The usual kinds of questions but he sensed that something was bothering me. What it was is that while he was talking to me
he was sitting with his legs apart and with his gun - his Uzi - just kind of supporting him. He's got both his
hands on his gun between his legs while he's facing me so his gun’s between me
and him. I wasn't in danger; I didn't feel in danger. I just didn't feel very
comfortable talking to someone while this gun was right there. His response,
without me saying a word, when he realised this was an issue for me, was to
throw that gun towards the back of the vehicle loud enough for the gun to clatter
when it hit the floor and then he looked at me and said “OK there's no more gun.
It's just you and me. Let's talk. “ And we did, and it was a much better freer
conversation.
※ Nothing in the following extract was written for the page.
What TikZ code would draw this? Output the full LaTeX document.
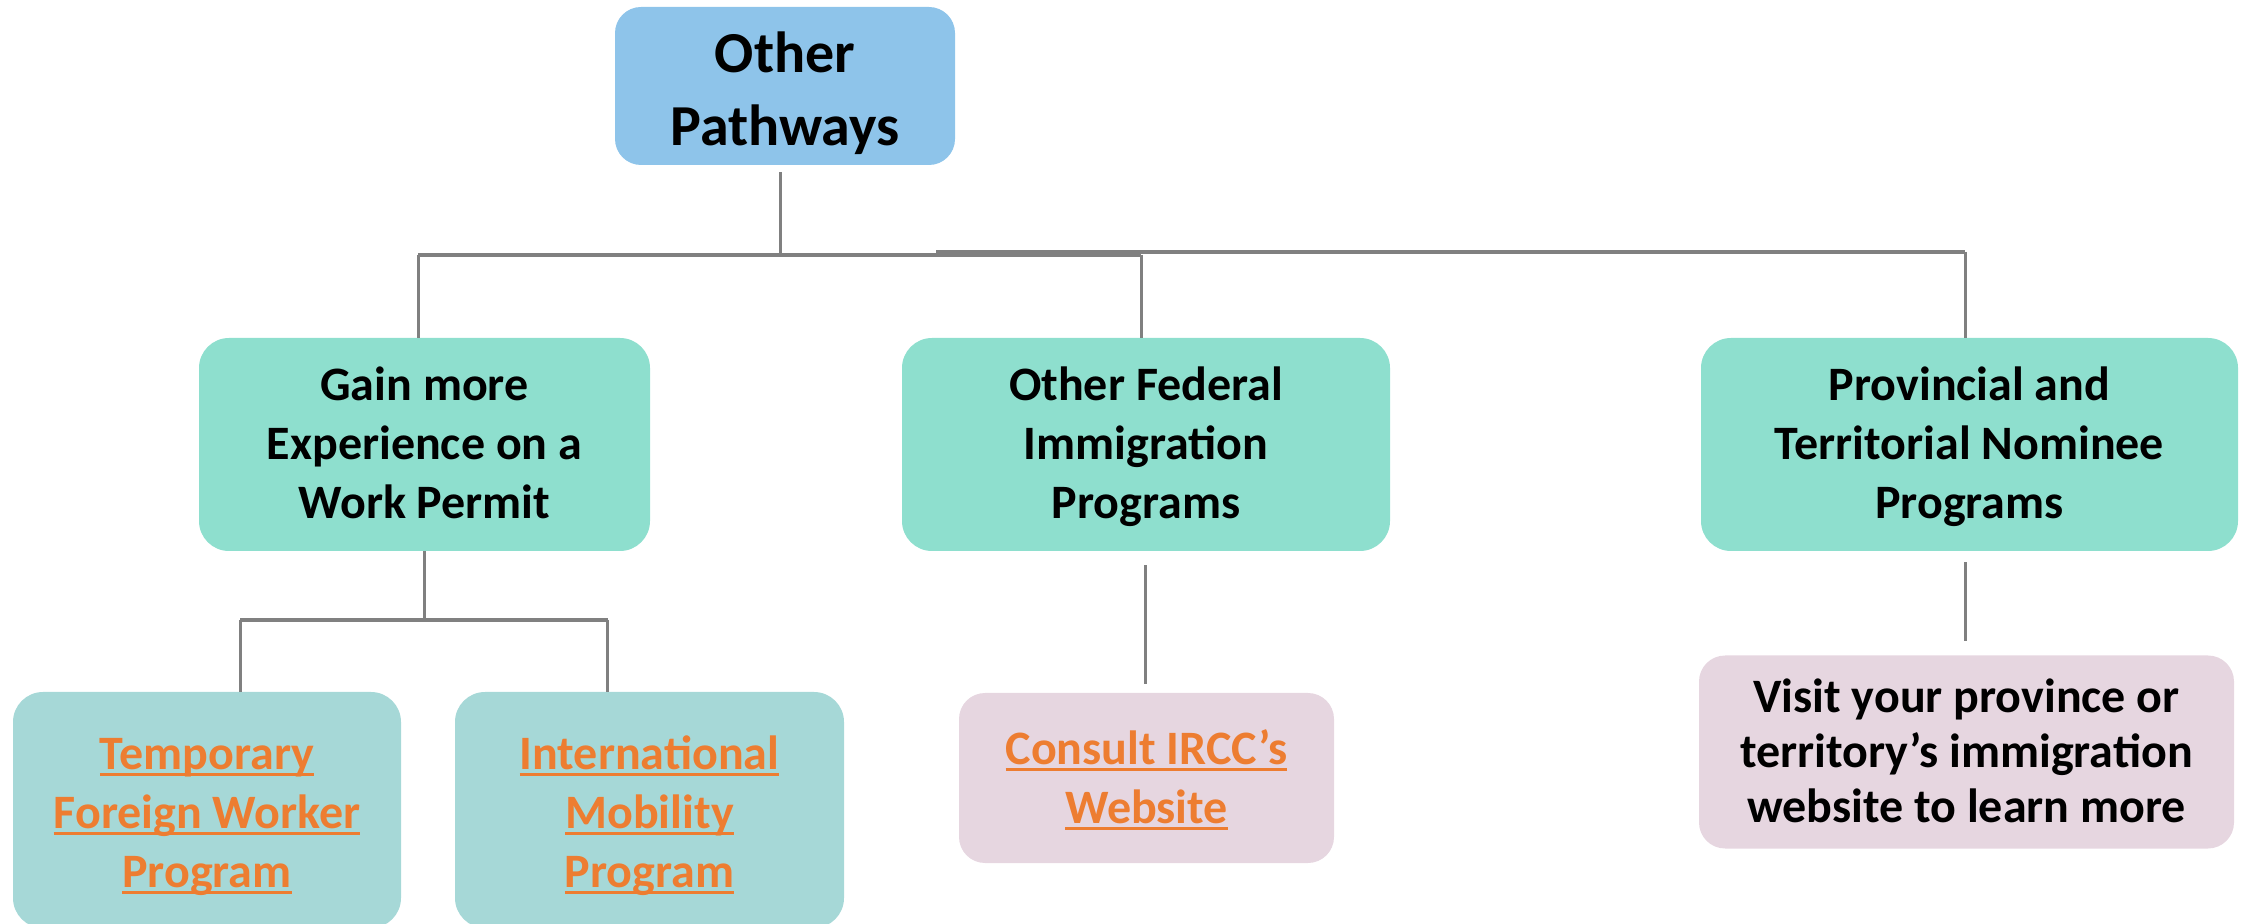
\documentclass[tikz,border=0pt]{standalone}
\usepackage{fontspec}
\setmainfont{Carlito}
\definecolor{rootblue}{HTML}{8EC4EA}
\definecolor{tealbox}{HTML}{8EDFCE}
\definecolor{ltteal}{HTML}{A6D8D7}
\definecolor{pinkbox}{HTML}{E6D6E0}
\definecolor{linkorange}{HTML}{ED7D31}
\definecolor{conngray}{HTML}{808080}
\newcommand\lnk[1]{\leavevmode\setbox0=\hbox{#1}\rlap{\rule[-0.14em]{\wd0}{0.065em}}\box0}
\newcommand\tst{\rule{0pt}{22pt}}
\newcommand\tstb{\rule{0pt}{25pt}}
\newcommand\bst{\rule[-6.5pt]{0pt}{6.5pt}}
\begin{document}
\begin{tikzpicture}[x=0.5pt,y=-0.5pt,
  box/.style={rounded corners=15pt, inner sep=0pt, align=center,
    font=\fontsize{24}{29.5}\selectfont\bfseries},
  linktext/.style={text=linkorange},
  conn/.style={draw=conngray, line width=1.5pt},
  bus/.style={draw=conngray, line width=2pt}]
\useasboundingbox (0,0) rectangle (2244,924);
% nodes
\node[box, fill=rootblue, rounded corners=13pt, minimum width=170pt, minimum height=79pt,
  font=\fontsize{29}{36.5}\selectfont\bfseries] (root) at (785,86)
  {\rule{0pt}{31pt}Other\\Pathways\rule[-8pt]{0pt}{8pt}};
\node[box, fill=tealbox, minimum width=225.5pt, minimum height=106.5pt] (gain) at (424.5,444.5)
  {\tst Gain more\\Experience on a\\Work Permit\bst};
\node[box, fill=tealbox, minimum width=244pt, minimum height=106.5pt] (fed) at (1146,444.5)
  {\tst Other Federal\\Immigration\\Programs\bst};
\node[box, fill=tealbox, minimum width=268.5pt, minimum height=106.5pt] (prov) at (1969.5,444.5)
  {\tst Provincial and\\Territorial Nominee\\Programs\bst};
\node[box, linktext, fill=ltteal, minimum width=194pt, minimum height=118pt] (tfw) at (207,810)
  {\tstb\lnk{Temporary}\\\lnk{Foreign Worker}\\\lnk{Program}\bst};
\node[box, linktext, fill=ltteal, minimum width=194.5pt, minimum height=118pt] (imp) at (649.5,810)
  {\tstb\lnk{International}\\\lnk{Mobility}\\\lnk{Program}\bst};
\node[box, linktext, fill=pinkbox, rounded corners=13pt, minimum width=187.5pt, minimum height=85pt] (ircc) at (1146.5,778)
  {\tst\lnk{Consult IRCC’s}\\\lnk{Website}\bst};
\node[box, fill=pinkbox, rounded corners=13pt, minimum width=267.5pt, minimum height=96.5pt,
  font=\fontsize{24}{27.5}\selectfont\bfseries] (visit) at (1966.5,752)
  {\tst Visit your province or\\territory’s immigration\\website to learn more\bst};
% bus levels and attachment points
\coordinate (busA) at (0,255);
\coordinate (busB) at (936,252);
\coordinate (busC) at (0,620);
\coordinate (roottap) at ([xshift=-2.5pt,yshift=-3.5pt]root.south);
\coordinate (gaintop) at ([xshift=-3.25pt]gain.north);
\coordinate (fedtop) at ([xshift=-2.5pt]fed.north);
\coordinate (provtop) at ([xshift=-2.25pt]prov.north);
\coordinate (tfwtop) at ([xshift=16.5pt]tfw.north);
\coordinate (imptop) at ([xshift=-21pt]imp.north);
\coordinate (fedbot) at ([xshift=-0.5pt,yshift=-7pt]fed.south);
\coordinate (provbot) at ([xshift=-2.25pt,yshift=-5.5pt]prov.south);
\coordinate (irccgap) at ([yshift=4.5pt]ircc.north);
\coordinate (visitgap) at ([yshift=7pt]visit.north);
% connectors
\draw[conn] (roottap) -- (roottap |- busA);
\draw[bus] (gaintop |- busA) -- (fedtop |- busA);
\draw[bus] (busB) -- (provtop |- busB);
\draw[conn] (gaintop |- busA) -- (gaintop);
\draw[conn] (fedtop |- busA) -- (fedtop);
\draw[conn] (provtop |- busB) -- (provtop);
\draw[conn] (gain.south) -- (gain.south |- busC);
\draw[bus] (tfwtop |- busC) -- (imptop |- busC);
\draw[conn] (tfwtop |- busC) -- (tfwtop);
\draw[conn] (imptop |- busC) -- (imptop);
\draw[conn] (fedbot) -- (fedbot |- irccgap);
\draw[conn] (provbot) -- (provbot |- visitgap);
\end{tikzpicture}
\end{document}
I was amazed at how kind of sensitive he was knowing that that's what
was preventing us having a decent conversation, and caring enough to want a
proper conversation to ditch the gun. I don't remember anything after that.
I just remember him throwing the gun away, looking into my eyes saying OK the
guns gone let's talk and it's just another moment burned into my memory that
I'll take with me to the grave as another example of ‘this was life in Israel.’